### EXERCISE DIRECTIONS
Transcribe each line of the material as it is, and drop any picture.
╭─ SUPPLIED DATA
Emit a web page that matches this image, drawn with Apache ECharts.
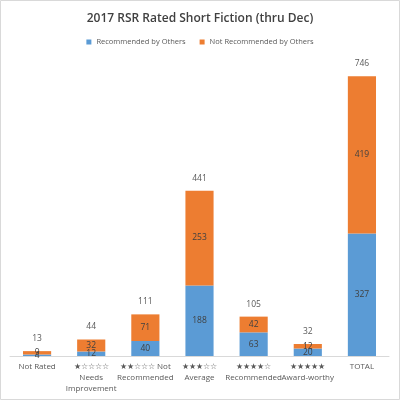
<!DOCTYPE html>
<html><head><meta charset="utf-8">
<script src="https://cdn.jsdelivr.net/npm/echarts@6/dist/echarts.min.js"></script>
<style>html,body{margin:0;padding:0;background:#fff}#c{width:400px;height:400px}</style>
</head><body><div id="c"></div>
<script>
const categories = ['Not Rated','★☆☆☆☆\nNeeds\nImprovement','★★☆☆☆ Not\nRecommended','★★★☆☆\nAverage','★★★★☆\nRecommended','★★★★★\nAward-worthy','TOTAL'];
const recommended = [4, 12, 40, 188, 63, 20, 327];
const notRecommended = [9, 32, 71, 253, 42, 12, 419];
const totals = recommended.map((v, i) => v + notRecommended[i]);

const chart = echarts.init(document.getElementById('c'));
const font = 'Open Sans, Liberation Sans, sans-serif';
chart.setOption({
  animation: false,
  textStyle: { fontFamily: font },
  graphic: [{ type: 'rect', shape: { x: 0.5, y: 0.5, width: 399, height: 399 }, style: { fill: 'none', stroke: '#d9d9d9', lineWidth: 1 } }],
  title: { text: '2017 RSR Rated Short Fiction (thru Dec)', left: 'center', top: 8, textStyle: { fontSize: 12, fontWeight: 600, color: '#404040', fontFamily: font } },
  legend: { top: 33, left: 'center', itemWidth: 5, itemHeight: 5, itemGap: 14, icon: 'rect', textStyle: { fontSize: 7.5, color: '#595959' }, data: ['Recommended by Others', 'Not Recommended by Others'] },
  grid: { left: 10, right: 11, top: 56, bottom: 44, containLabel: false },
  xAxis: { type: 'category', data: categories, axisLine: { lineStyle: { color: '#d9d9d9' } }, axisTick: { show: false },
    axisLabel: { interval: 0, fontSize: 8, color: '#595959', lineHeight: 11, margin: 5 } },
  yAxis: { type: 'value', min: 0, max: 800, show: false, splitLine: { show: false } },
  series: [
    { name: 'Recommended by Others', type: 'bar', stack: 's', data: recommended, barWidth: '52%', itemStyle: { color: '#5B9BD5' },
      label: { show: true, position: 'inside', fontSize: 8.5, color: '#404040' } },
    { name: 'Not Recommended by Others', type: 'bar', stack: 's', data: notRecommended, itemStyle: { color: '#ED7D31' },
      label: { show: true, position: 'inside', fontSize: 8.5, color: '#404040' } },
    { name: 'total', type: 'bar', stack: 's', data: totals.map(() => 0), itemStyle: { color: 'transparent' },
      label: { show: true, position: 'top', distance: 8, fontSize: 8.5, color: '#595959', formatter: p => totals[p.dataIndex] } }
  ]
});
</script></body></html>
╰─
### ANSWER TO THIS TASK
Emit a web page that matches this image, drawn with Apache ECharts.
<!DOCTYPE html>
<html><head><meta charset="utf-8">
<script src="https://cdn.jsdelivr.net/npm/echarts@6/dist/echarts.min.js"></script>
<style>html,body{margin:0;padding:0;background:#fff}#c{width:400px;height:400px}</style>
</head><body><div id="c"></div>
<script>
const categories = ['Not Rated','★☆☆☆☆\nNeeds\nImprovement','★★☆☆☆ Not\nRecommended','★★★☆☆\nAverage','★★★★☆\nRecommended','★★★★★\nAward-worthy','TOTAL'];
const recommended = [4, 12, 40, 188, 63, 20, 327];
const notRecommended = [9, 32, 71, 253, 42, 12, 419];
const totals = recommended.map((v, i) => v + notRecommended[i]);

const chart = echarts.init(document.getElementById('c'));
const font = 'Open Sans, Liberation Sans, sans-serif';
chart.setOption({
  animation: false,
  textStyle: { fontFamily: font },
  graphic: [{ type: 'rect', shape: { x: 0.5, y: 0.5, width: 399, height: 399 }, style: { fill: 'none', stroke: '#d9d9d9', lineWidth: 1 } }],
  title: { text: '2017 RSR Rated Short Fiction (thru Dec)', left: 'center', top: 8, textStyle: { fontSize: 12, fontWeight: 600, color: '#404040', fontFamily: font } },
  legend: { top: 33, left: 'center', itemWidth: 5, itemHeight: 5, itemGap: 14, icon: 'rect', textStyle: { fontSize: 7.5, color: '#595959' }, data: ['Recommended by Others', 'Not Recommended by Others'] },
  grid: { left: 10, right: 11, top: 56, bottom: 44, containLabel: false },
  xAxis: { type: 'category', data: categories, axisLine: { lineStyle: { color: '#d9d9d9' } }, axisTick: { show: false },
    axisLabel: { interval: 0, fontSize: 8, color: '#595959', lineHeight: 11, margin: 5 } },
  yAxis: { type: 'value', min: 0, max: 800, show: false, splitLine: { show: false } },
  series: [
    { name: 'Recommended by Others', type: 'bar', stack: 's', data: recommended, barWidth: '52%', itemStyle: { color: '#5B9BD5' },
      label: { show: true, position: 'inside', fontSize: 8.5, color: '#404040' } },
    { name: 'Not Recommended by Others', type: 'bar', stack: 's', data: notRecommended, itemStyle: { color: '#ED7D31' },
      label: { show: true, position: 'inside', fontSize: 8.5, color: '#404040' } },
    { name: 'total', type: 'bar', stack: 's', data: totals.map(() => 0), itemStyle: { color: 'transparent' },
      label: { show: true, position: 'top', distance: 8, fontSize: 8.5, color: '#595959', formatter: p => totals[p.dataIndex] } }
  ]
});
</script></body></html>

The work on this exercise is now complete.